Farmers tune in to online auctions

A web-based e-auction system of agricultural products is giving a new platform to farmers in the North-East


The C-DAC product helps solve the logistical problems of distance to wider markets, remoteness and lack of infrastructure. Photo: Indranil Bhoumik/Mint
The C-DAC product helps solve the logistical problems of distance to wider markets, remoteness and lack of infrastructure. Photo: Indranil Bhoumik/Mint

Kolkata: A unique e-auction project is likely to open the plantations of India’s north-eastern states to the world. A simple process of online registration and participation of bidders across India and the world is being offered as a solution to the logistical problems of distance to wider markets, remoteness and lack of infrastructure that have hamstrung the development of the agricultural sector of the eight north-eastern states, including Sikkim.

Developed by the Centre for Development of Advanced Computing C-DAC, Kolkata, after being approached by the North Eastern Regional Agricultural Marketing Corp. Ltd (Neramac), a government of India enterprise under the ministry of development of north eastern region, the online e-auction system of farm products has tasted initial success with Sikkim’s large cardamom produce.

Arunachal Pradesh and Nagaland are expected to join the e-auctioning system from August-September this year. The remaining states will come on board in phases.

Under the system known as the Centralized e-Auction System for North Eastern States, buyers are expected to call out bids on the agricultural products. The products are placed in lots and are showcased online to prospective bidders before the actual auction takes place on the website, eauction-neramac.in, that can be accessed through any computer with an Internet connection. While farmers have to pay Rs.2,000 for registering on the site, traders pay Rs.15,000, with the registration being valid for two years.

The Centralized e-Auction System for North Eastern States was the finalist in the business and financial inclusion category, at the Manthan Awards.

Challenges

The e-platform is based only on bulk sales, with a minimum order of 25kg, going up to 4 quintals.
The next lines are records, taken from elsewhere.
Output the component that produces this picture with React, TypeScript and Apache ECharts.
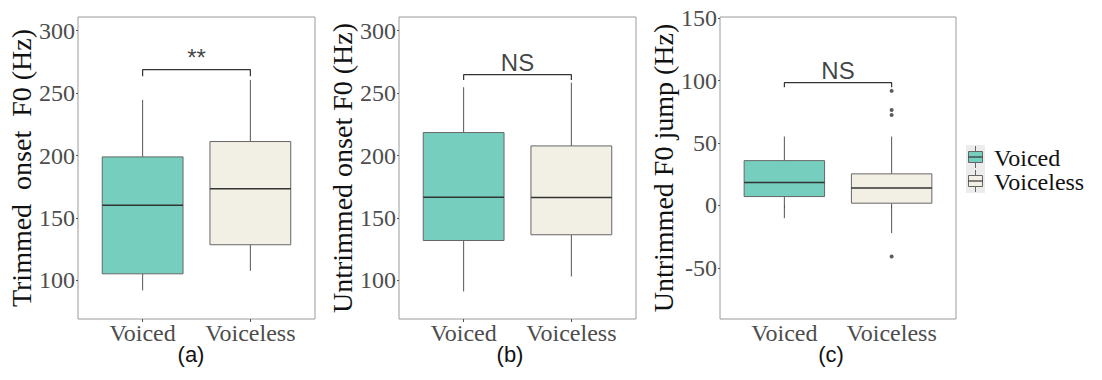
import React, { useEffect, useRef } from 'react';
import * as echarts from 'echarts';

// ---------- data ----------
const categories = ['Voiced', 'Voiceless'];
// each box: [lower whisker, Q1, median, Q3, upper whisker]
const trimmedOnsetVoiced = [91.9, 105.2, 160.2, 198.9, 244.6];
const trimmedOnsetVoiceless = [107.6, 128.5, 173.3, 211.2, 260.6];
const untrimmedOnsetVoiced = [91.1, 131.9, 166.6, 218.4, 254.7];
const untrimmedOnsetVoiceless = [103.1, 136.5, 166.3, 207.7, 258.4];
const jumpVoiced = [-10.2, 7.1, 18.3, 35.9, 55.2];
const jumpVoiceless = [-22.2, 1.8, 13.9, 25.3, 55.2];
const jumpVoicelessOutliers = [91.8, 76.5, 72.5, -40.9];

const onsetTicks = [100, 150, 200, 250, 300];
const jumpTicks = [-50, 0, 50, 100, 150];
const onsetRange = [69, 311];
const jumpRange = [-91, 151];

// significance brackets: [top, tick end]
const bracketA = [268.8, 263.5];
const bracketB = [264.8, 260.6];
const bracketC = [98.4, 94.7];
const significance = ['**', 'NS', 'NS'];

const yTitles = ['Trimmed  onset  F0 (Hz)', 'Untrimmed onset F0 (Hz)', 'Untrimmed F0 jump (Hz)'];
const panelLabels = ['(a)', '(b)', '(c)'];

// ---------- style ----------
const FILLS = ['#76cfbe', '#f2f0e4'];
const SERIF = '"Liberation Serif", "Times New Roman", serif';
const SANS = '"Liberation Sans", Arial, sans-serif';
const BOX_WIDTH = 0.75;
const GRIDS = [
  { left: 78, width: 237 },
  { left: 399, width: 237 },
  { left: 720, width: 236 },
];
const PANEL_LABEL_X = [191, 510, 831];

const panels = [
  { boxes: [trimmedOnsetVoiced, trimmedOnsetVoiceless], outliers: [] as number[], ticks: onsetTicks, range: onsetRange, bracket: bracketA },
  { boxes: [untrimmedOnsetVoiced, untrimmedOnsetVoiceless], outliers: [] as number[], ticks: onsetTicks, range: onsetRange, bracket: bracketB },
  { boxes: [jumpVoiced, jumpVoiceless], outliers: jumpVoicelessOutliers, ticks: jumpTicks, range: jumpRange, bracket: bracketC },
];

function renderBox(params: any, api: any) {
  const x = api.value(0);
  const lo = api.coord([x, api.value(1)]);
  const q1 = api.coord([x, api.value(2)]);
  const med = api.coord([x, api.value(3)]);
  const q3 = api.coord([x, api.value(4)]);
  const hi = api.coord([x, api.value(5)]);
  const w = api.size([BOX_WIDTH, 0])[0];
  const fill = FILLS[Math.round(x) - 1];
  const whisker = { stroke: '#555', lineWidth: 1 };
  return {
    type: 'group',
    children: [
      { type: 'line', shape: { x1: hi[0], y1: hi[1], x2: q3[0], y2: q3[1] }, style: whisker },
      { type: 'line', shape: { x1: q1[0], y1: q1[1], x2: lo[0], y2: lo[1] }, style: whisker },
      {
        type: 'rect',
        shape: { x: q3[0] - w / 2, y: q3[1], width: w, height: q1[1] - q3[1] },
        style: { fill, stroke: '#666', lineWidth: 1 },
      },
      {
        type: 'line',
        shape: { x1: med[0] - w / 2, y1: med[1], x2: med[0] + w / 2, y2: med[1] },
        style: { stroke: '#333', lineWidth: 1.5 },
      },
    ],
  };
}

function buildOption() {
  const grid = GRIDS.map((g) => ({
    left: g.left,
    width: g.width,
    top: 17,
    height: 302,
    show: true,
    borderColor: '#9a9a9a',
    borderWidth: 1,
    backgroundColor: 'transparent',
  }));

  const xAxis = panels.map((_, i) => ({
    type: 'value',
    gridIndex: i,
    min: 0.4,
    max: 2.6,
    axisLine: { show: false },
    splitLine: { show: false },
    axisTick: { show: true, customValues: [1, 2], length: 3, lineStyle: { color: '#555' } },
    axisLabel: {
      customValues: [1, 2],
      formatter: (v: number) => categories[Math.round(v) - 1] ?? '',
      fontFamily: SERIF,
      fontSize: 24,
      color: '#4d4d4d',
      margin: 2,
    },
  }));

  const yAxis = panels.map((p, i) => ({
    type: 'value',
    gridIndex: i,
    min: p.range[0],
    max: p.range[1],
    axisLine: { show: false },
    splitLine: { show: false },
    axisTick: { show: true, customValues: p.ticks, length: 2, lineStyle: { color: '#555' } },
    axisLabel: {
      customValues: p.ticks,
      fontFamily: SERIF,
      fontSize: 24,
      color: '#4d4d4d',
      margin: 3,
    },
    name: yTitles[i],
    nameLocation: 'middle',
    nameGap: 42,
    nameTextStyle: { fontFamily: SERIF, fontSize: 28, color: '#111' },
  }));

  const series: any[] = [];
  panels.forEach((p, i) => {
    series.push({
      type: 'custom',
      xAxisIndex: i,
      yAxisIndex: i,
      renderItem: renderBox,
      encode: { x: 0, y: [1, 2, 3, 4, 5] },
      data: p.boxes.map((b, k) => [k + 1, ...b]),
      z: 2,
    });
    if (p.outliers.length) {
      series.push({
        type: 'scatter',
        xAxisIndex: i,
        yAxisIndex: i,
        symbolSize: 4,
        itemStyle: { color: '#333' },
        data: p.outliers.map((v) => [2, v]),
        z: 3,
      });
    }
    const [top, end] = p.bracket;
    series.push({
      type: 'line',
      xAxisIndex: i,
      yAxisIndex: i,
      symbol: 'none',
      lineStyle: { color: '#333', width: 1.2 },
      data: [[1, end], [1, top], [2, top], [2, end]],
      z: 3,
    });
    series.push({
      type: 'scatter',
      xAxisIndex: i,
      yAxisIndex: i,
      symbolSize: 0,
      data: [[1.5, top]],
      label: {
        show: true,
        position: 'top',
        distance: 0,
        formatter: significance[i],
        fontFamily: SANS,
        fontSize: 24,
        color: '#111',
      },
      z: 4,
    });
  });

  const legendItems = categories.map((name, i) => {
    const top = 145 + i * 24;
    return {
      type: 'group',
      children: [
        { type: 'rect', shape: { x: 966, y: top, width: 19, height: 24 }, style: { fill: '#ececec' } },
        { type: 'line', shape: { x1: 975.5, y1: top + 1, x2: 975.5, y2: top + 23 }, style: { stroke: '#666', lineWidth: 1 } },
        { type: 'rect', shape: { x: 968.5, y: top + 6.5, width: 14, height: 11 }, style: { fill: FILLS[i], stroke: '#666', lineWidth: 1 } },
        { type: 'line', shape: { x1: 968.5, y1: top + 12, x2: 982.5, y2: top + 12 }, style: { stroke: '#333', lineWidth: 1.2 } },
        {
          type: 'text',
          x: 994,
          y: top + 12.5,
          style: {
            text: name,
            font: `24px ${SERIF}`,
            lineHeight: 22,
            fill: '#111',
            textVerticalAlign: 'middle',
            verticalAlign: 'middle',
          },
        },
      ],
    };
  });

  const labels = panelLabels.map((t, i) => ({
    type: 'text',
    x: PANEL_LABEL_X[i],
    y: 354,
    style: { text: t, font: `22px ${SANS}`, fill: '#111', align: 'center', textAlign: 'center', verticalAlign: 'middle', textVerticalAlign: 'middle' },
  }));

  return {
    animation: false,
    backgroundColor: '#ffffff',
    grid,
    xAxis,
    yAxis,
    series,
    graphic: [...legendItems, ...labels],
  };
}

export default function App() {
  const ref = useRef<HTMLDivElement>(null);
  useEffect(() => {
    if (!ref.current) return;
    const chart = echarts.init(ref.current, undefined, { renderer: 'svg' });
    chart.setOption(buildOption() as any);
    return () => chart.dispose();
  }, []);
  return (
    <div
      ref={ref}
      style={{ position: 'absolute', left: 0, top: 0, width: 1102, height: 380, background: '#fff' }}
    />
  );
}
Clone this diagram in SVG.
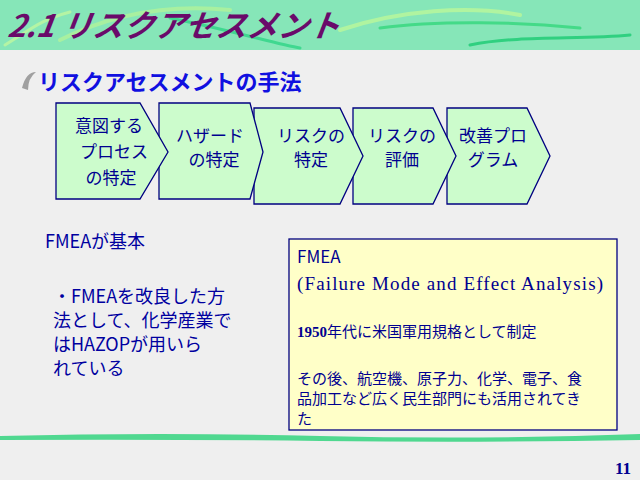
<svg xmlns="http://www.w3.org/2000/svg" width="640" height="480" viewBox="0 0 640 480">
<style>
.j{font-family:"Noto Sans CJK JP","Liberation Sans",sans-serif}
.s{fill:#ccfccc;stroke:#000080;stroke-width:1.3}
.t{font-size:17px;fill:#000090;text-anchor:middle}
.b{font-size:18px;fill:#0000a0}
.y{font-size:15px;fill:#000090}
</style>
<rect width="640" height="480" fill="#efefef"/>
<rect width="640" height="50" fill="#86e6b8"/>
<g fill="none" stroke-linecap="round">
<path d="M60,40 C120,10 180,5 230,10" stroke="#a8f0a0" stroke-width="4"/>
<path d="M170,18 C230,30 280,45 300,48" stroke="#40d890" stroke-width="3"/>
<path d="M340,30 C400,10 470,5 520,15" stroke="#b0f4a0" stroke-width="4"/>
<path d="M380,28 C440,20 520,22 580,28" stroke="#44da88" stroke-width="3"/>
<path d="M470,45 C520,35 580,40 630,35" stroke="#30d080" stroke-width="3"/>
<path d="M5,45 C30,30 40,20 70,12" stroke="#b4f4a4" stroke-width="3"/>
</g>
<path d="M0,436 Q160,432 320,436 T640,434 L640,440 Q480,443 320,441 T0,440 Z" fill="#50d890"/>
<text x="8" y="37" class="j" font-size="31" font-weight="bold" font-style="italic" fill="#6a0a6a" transform="skewX(-8) translate(4,0)">2.1  リスクアセスメント</text>
<path d="M22,88 Q26,72 36,72 Q28,78 28,90 Z" fill="#a0a0a0"/>
<text x="38" y="90" class="j" font-size="22" font-weight="bold" fill="#1010e0">リスクアセスメントの手法</text>
<g id="n5"><path class="s" d="M447,108 H527 L550,156 L527,204 H447 Z"/><text class="j t" x="493" y="142">改善プロ</text><text class="j t" x="493" y="166">グラム</text></g>
<g id="n4"><path class="s" d="M353,108 H433 L456,156 L433,204 H353 Z"/><text class="j t" x="402" y="142">リスクの</text><text class="j t" x="402" y="166">評価</text></g>
<g id="n3"><path class="s" d="M254,108 H340 L363,156 L340,204 H254 Z"/><text class="j t" x="311" y="142">リスクの</text><text class="j t" x="311" y="166">特定</text></g>
<g id="n2"><path class="s" d="M159,103 H250 L263,152 L250,199 H159 Z"/><text class="j t" x="210" y="142">ハザード</text><text class="j t" x="214" y="166">の特定</text></g>
<g id="n1"><path class="s" d="M56,103 H140 L168,152 L140,199 H56 Z"/><text class="j t" x="109" y="132">意図する</text><text class="j t" x="114" y="158">プロセス</text><text class="j t" x="111" y="184">の特定</text></g>
<g id="connectors"/>
<text x="45" y="248" class="j b">FMEAが基本</text>
<text x="53" y="303" class="j b">・FMEAを改良した方</text>
<text x="53" y="327" class="j b">法として、化学産業で</text>
<text x="53" y="351" class="j b">はHAZOPが用いら</text>
<text x="53" y="375" class="j b">れている</text>
<g id="fmea">
<rect x="289" y="239" width="328" height="191" fill="#ffffc8" stroke="#000080" stroke-width="1.3"/>
<text x="297" y="263" class="j" font-size="17" fill="#000090">FMEA</text>
<text x="297" y="290" font-family="Liberation Serif,serif" font-size="19" fill="#000090" textLength="306" lengthAdjust="spacing">(Failure Mode and Effect Analysis)</text>
<text x="297" y="337" class="j y"><tspan font-family="Liberation Serif,serif" font-weight="bold">1950</tspan>年代に米国軍用規格として制定</text>
<text x="297" y="384" class="j y">その後、航空機、原子力、化学、電子、食</text>
<text x="297" y="404" class="j y">品加工など広く民生部門にも活用されてき</text>
<text x="297" y="424" class="j y">た</text>
</g>
<text x="631" y="474" text-anchor="end" font-family="Liberation Serif,serif" font-weight="bold" font-size="17" fill="#000090">11</text>
</svg>
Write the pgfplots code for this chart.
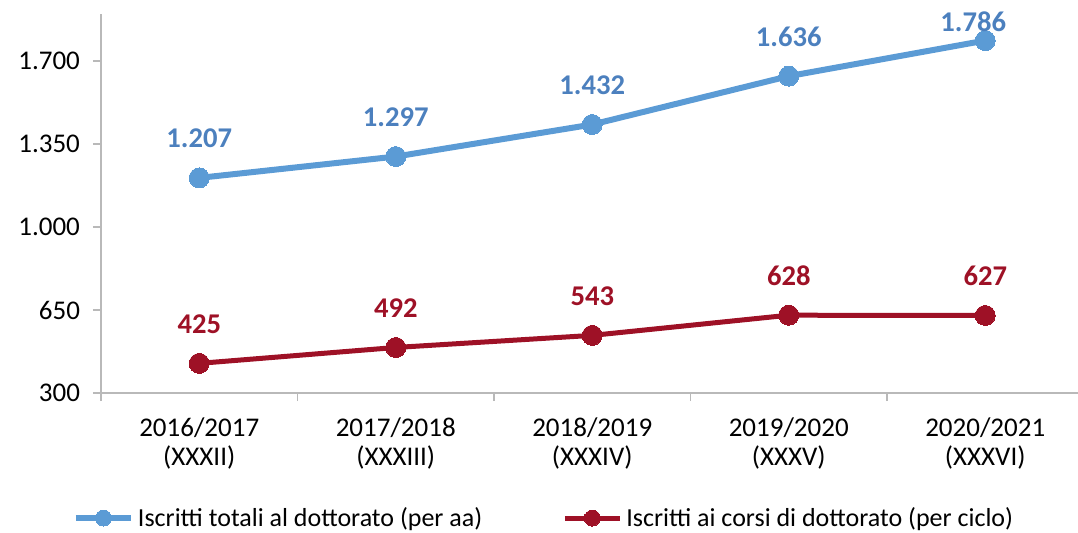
\documentclass[border=0pt]{standalone}
\usepackage{pgfplots}
\pgfplotsset{compat=1.18}
\usepackage{fontspec}
\setmainfont{Carlito}

\definecolor{totblue}{RGB}{91,155,213}
\definecolor{totlabel}{RGB}{76,128,190}
\definecolor{cicred}{RGB}{158,17,38}
\definecolor{axisgray}{RGB}{185,185,185}

\begin{document}
\begin{tikzpicture}
\path[use as bounding box] (-50.5pt,-69.5pt) rectangle (488.5pt,196.5pt);
\begin{axis}[%
at={(0,0)},
anchor=south west,
width=491.25pt,
height=189.5pt,
scale only axis,
xmin=-0.5,
xmax=4.5,
ymin=300,
ymax=1898,
axis x line*=bottom,
axis y line*=left,
axis line style={draw=axisgray, line width=0.9pt},
every tick/.style={draw=axisgray, line width=0.9pt},
tick align=outside,
major tick length=4pt,
ytick={300,650,1000,1350,1700},
xtick={0,1,2,3,4},
xticklabels={{2016/2017\\(XXXII)},{2017/2018\\(XXXIII)},{2018/2019\\(XXXIV)},{2019/2020\\(XXXV)},{2020/2021\\(XXXVI)}},
major x tick style={draw=none},
extra x ticks={-0.5,0.5,1.5,2.5,3.5,4.5},
extra x tick labels={,,,,,},
extra x tick style={major x tick style={draw=axisgray}},
xticklabel style={align=center, font=\fontsize{13.5pt}{14.5pt}\selectfont, yshift=-5pt},
yticklabel style={font=\fontsize{13.5pt}{15pt}\selectfont, xshift=-3pt},
/pgf/number format/.cd, fixed, precision=0, 1000 sep={.}, assume math mode=true,
/pgfplots/.cd,
nodes near coords,
every node near coord/.append style={font=\fontsize{14.3pt}{16pt}\bfseries, anchor=base, yshift=15pt},
legend style={at={(0.452,-0.33)}, anchor=center, draw=none, fill=none,
  legend columns=2, font=\fontsize{13pt}{15pt}\selectfont,
  /tikz/every even column/.append style={column sep=38pt},
  /tikz/every odd column/.append style={}},
legend cell align=left,
legend image code/.code={\draw[mark repeat=2,mark phase=2,#1,mark size=4pt] plot coordinates {(0pt,0pt) (13.75pt,0pt) (27.5pt,0pt)};},
clip=false
]
\addplot[color=totblue, line width=3pt, mark=*, mark size=5pt, mark options={solid, fill=totblue, draw=totblue, line width=0pt},
  every node near coord/.append style={text=totlabel},
  coordinate style/.condition={x>3.5}{yshift=-10.5pt, xshift=-6pt}] coordinates {
(0,1207) (1,1297) (2,1432) (3,1636) (4,1786)
};
\addlegendentry{Iscritti totali al dottorato (per aa)}

\addplot[color=cicred, line width=2.5pt, mark=*, mark size=5pt, mark options={solid, fill=cicred, draw=cicred, line width=0pt},
  every node near coord/.append style={text=cicred}] coordinates {
(0,425) (1,492) (2,543) (3,628) (4,627)
};
\addlegendentry{Iscritti ai corsi di dottorato (per ciclo)}

\end{axis}
\end{tikzpicture}
\end{document}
Once a bid is sealed, the farmer has to pay 1% while the auction winner pays 2% of the sale amount to Neramac. “This has been done to ensure self-sustainability of the model,” says Goutam K. Saha of C-DAC.

The digital advantage

Sikkim, with about 500 farmers registered on the e-auction platform, was the first state to go online in November 2015. Having recently been declared India’s first fully-certified organic farming state, Sikkim’s famous black cardamom reached a peak price of Rs.1,800/kg, a steep hike from Rs.1,200/kg it was selling for earlier, informs Saha.

“What the e-auction platform can do is to prevent trade cartels from forming, avoid middlemen and ensure higher prices for the farmers. It also opens up the market for the farmers of the North-East,” he adds.

Indeed, bidders from places as distant as Sri Lanka and Saudi Arabia vied for the black cardamom of Sikkim, a landlocked Himalayan state dogged by logistical and infrastructural problems.

When fully operational, the e-auction project hopes to involve 170,000 farmers from the states of Assam, Meghalaya, Arunachal Pradesh, Manipur, Mizoram, Nagaland, Tripura, besides Sikkim. Neramac aims to auction farm produce from these states like large cardamom, pineapple, ginger, turmeric, kiwi and passion fruits when all the states come into the e-auction fold. In the case of easily perishable commodities like kiwi fruit, proper packaging facilities are also provided.

“While items like ginger and large cardamom don’t easily perish, for perishable items the days of auction are also less. The software provides shipping assistance to buyers and gives information on local courier services, while Neramac helps in actual shipping. Packaging quality has improved tremendously these days and that is the reason you can buy apples from China sitting here in Kolkata,” says Saha.

Future plans

Agriculture has been the traditional economic backbone of most north-eastern states, where the industrial investment climate is yet to pick up. The market has so long been contained within the district and states of origin. Being vastly removed geographically from the mainland Indian market, and prone to problems of insurgency and political instability, a produce as scrumptious as pineapples from Nagaland and Manipur, or oranges from Sikkim, finds it difficult to reach the table of consumers in the rest of India.

An innovative model like the Centralized e-Auction System for North Eastern States aims to ensure that the agricultural economy in the eight states can come to fruition soon.

Mint has a strategic partnership with Digital Empowerment Foundation, which hosts the Manthan and mBillionth awards.